Paul Marik, MD, who has been in a legal battle with his hospital over prescribing ivermectin and other COVID-19 treatments, announced that he resigned from his position at Eastern Virginia Medical School (EVMS).
A statement posted to the website of the group he co-founded, the Front Line COVID-19 Critical Care Alliance (FLCCC), said Marik was leaving to “dedicate more time to multiple causes” including the FLCCC.
“This was not an easy decision to make, but I felt it was time to focus my attention and energy to other interests in both academia and public health,” Marik said in the statement.
In an emailed statement, Vincent Rhodes, PhD, associate vice president and chief communications & marketing officer for EVMS, confirmed that Marik “resigned his position at EVMS effective December 31 to pursue other interests.”
It’s not clear whether Marik still has a position at Sentara Norfolk General Hospital. A spokesperson for Sentara Health did not return a request for comment as of press time.
Marik and the hospital have been embroiled in a legal battle over prescribing certain treatments for COVID-19, including ivermectin.
Marik filed a lawsuit against the hospital on November 9 over its ban on certain therapies. That same day, a paper Marik had published on his MATH+ Hospital Treatment Protocol for COVID-19 was retracted after Sentara raised concerns about it with the Journal of Intensive Care Medicine.

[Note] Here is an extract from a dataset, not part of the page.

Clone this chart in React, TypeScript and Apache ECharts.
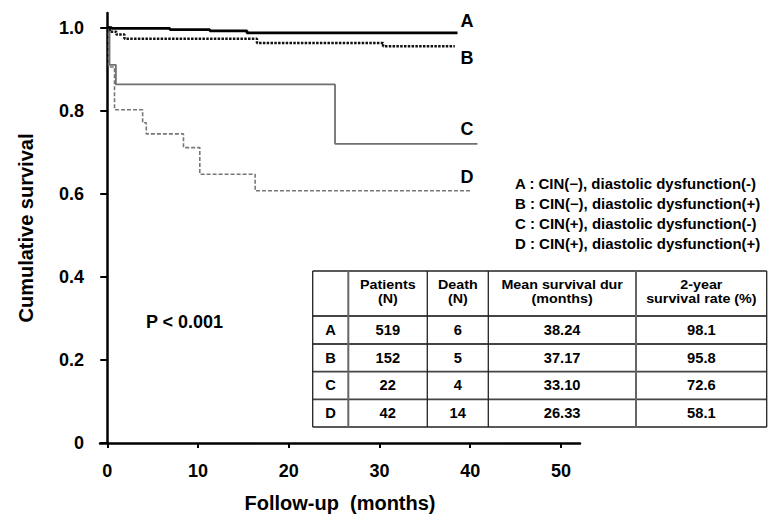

The retraction notice cited a communication it received from Sentara Norfolk General Hospital that questioned “the accuracy of COVID-19 hospital mortality data reported in the article pertaining to Sentara.”
According to an excerpt of Sentara’s communication published in the retraction notice, the hospital “conducted a careful review of our data for patients with COVID-19 from March 22, 2020 to July 20, 2020, which shows that among the 191 patients referenced in Table 2 that the mortality rate was 10.5%, rather than 6.1%. In addition, of those 191 patients, only 73 patients (38.2%) received at least 1 of the 4 MATH+ therapies, and their mortality rate was 24.7%. Only 25 of 191 patients (13.1%) received all 4 MATH+ therapies, and their mortality rate was 28%.”
After that, the saga continued. On November 20, Marik arrived at work at Sentara to find a note on his desk stating that his hospital privileges had been suspended for 14 days.
On November 23, a judge in Virginia granted part of Sentara’s motion to dismiss Marik’s case, but it allowed one of Marik’s claims to proceed. The status of the lawsuit is not clear, and Marik’s lawyer did not return a request for comment as of press time.
This isn’t the first time one of Marik’s treatment protocols has been the source of controversy in the critical care medicine community. He developed the HAT protocol for sepsis — a combination of hydrocortisone, ascorbic acid (vitamin C), and thiamine. A 2017 observational study on the protocol, published in CHEST, garnered excitement, but the findings weren’t borne out in subsequent clinical trials.
Marik was a professor of medicine and the chief of pulmonary and critical care medicine at EVMS, where he started in 2009, and earned tenure in 2014, according to his statement. He started practicing medicine at Baragwanath Hospital in South Africa, then moved to the U.S. in 1992, taking positions at Detroit Receiving Hospital and Wayne State University.
He subsequently held several appointments at other medical schools in the Northeast and Mid-Atlantic regions before arriving at EVMS, his statement noted.